# Bayside Blue R34 GTR @ Japmeet



## Goodfellah (May 9, 2005)

So, you guys recognize this car ??
Lovley car, ALSO from Japmeet in Sweden

Hope u like the pictures
//V


----------



## r33 v-spec (May 24, 2002)

Perra?

That car looks stunning!!!

Everything is just so right, and ties in beautifully


----------



## GTR RGT (Aug 29, 2006)

Nicolas Keisa? 

I love the top secret bits.


----------



## cyberspyder (Mar 28, 2007)

Don't like the 19" TE37s though...


----------



## JDMist3hfastar (Feb 23, 2007)

Whats up with the lights? Arn't they usually black chrome(or just black?) on the inside? Never thought I'd like blue and silver but it really works.


----------



## DCD (Jun 28, 2001)

Those are ER34 lights as fitted to UK BNR34s.


----------



## RH18 (Feb 23, 2007)

yes beautiful car, Perras car i think, def not KISMO.


----------



## Tigerbay (Mar 13, 2005)

I think the Volks make the car personaly


----------



## Goodfellah (May 9, 2005)

1 point to virdee .
Its Perra's.
Defenitly the best looking R34 GTR in sweden in my opinion.

//Varro


----------



## r33 v-spec (May 24, 2002)

Thank you, lol!! 

Just love the stance of that car.


----------



## Red Duke (Jan 10, 2005)

I've got to agree, the wheels look amazing, the (Rays?) wheelnuts look good on it too, gorgeous car! :thumbsup:


----------



## tails (Mar 10, 2006)

wasnt that car from ireland?


----------



## JBwangan (Oct 18, 2006)

Nice car. Is it me though or is that Top Secret hood very ill fitting?


----------



## RH18 (Feb 23, 2007)

^^^ eagle eyes

the gaps look a bit wider in the middle on the sides, also looks lower than the wings on the side.
not bad tho, i didn't even notice so i guess it looks alright.


----------



## Perra (Jan 6, 2002)

Thanks for the comments, guys! Glad you like it! And thanks for taking the pics, Varro!

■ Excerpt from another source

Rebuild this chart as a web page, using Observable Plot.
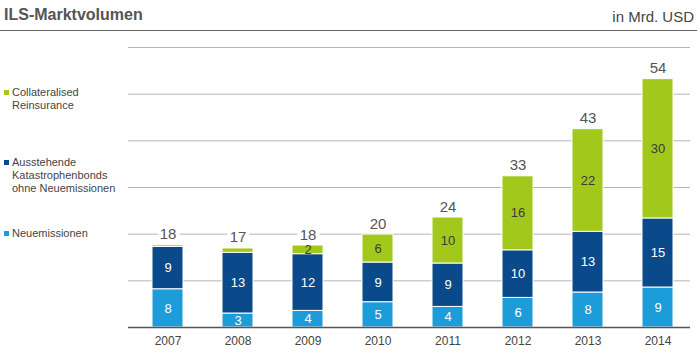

About the bonnet, it´s lower than the wings on the sides for a very simple reason: I don´t want to get air in under the front of the bonnet and risk it flying open when driving. Therefore it´s very tight against the top of the grill. As Smoky says: "Vely dangelous!" 
I´d say the fit is 99%.

And yes, it´s Rays wheelsnuts.
No, this car has not been "living" in Ireland. It´s been in Sweden for the past 4 years come October. Tim and Trevor from this forum are previous owners.

I´m a bit surprised nobodys commented the GT-R badge in the front. 

/P


----------



## Goodfellah (May 9, 2005)

No problem .
I like the chromed horn in the front, oldschool  hehe.


----------



## Goodfellah (May 9, 2005)

Some more pics


----------



## jlck (Feb 12, 2006)

Very sweet car...... love the rim most....


----------



## rb26 (Aug 29, 2004)

A beautiful car you have there Perra:bowdown1: 

Terje.


----------



## JapAddicted (May 19, 2007)

rb26 said:


> A beautiful car you have there Perra:bowdown1:
> 
> Terje.


Have to agree! :wavey:


----------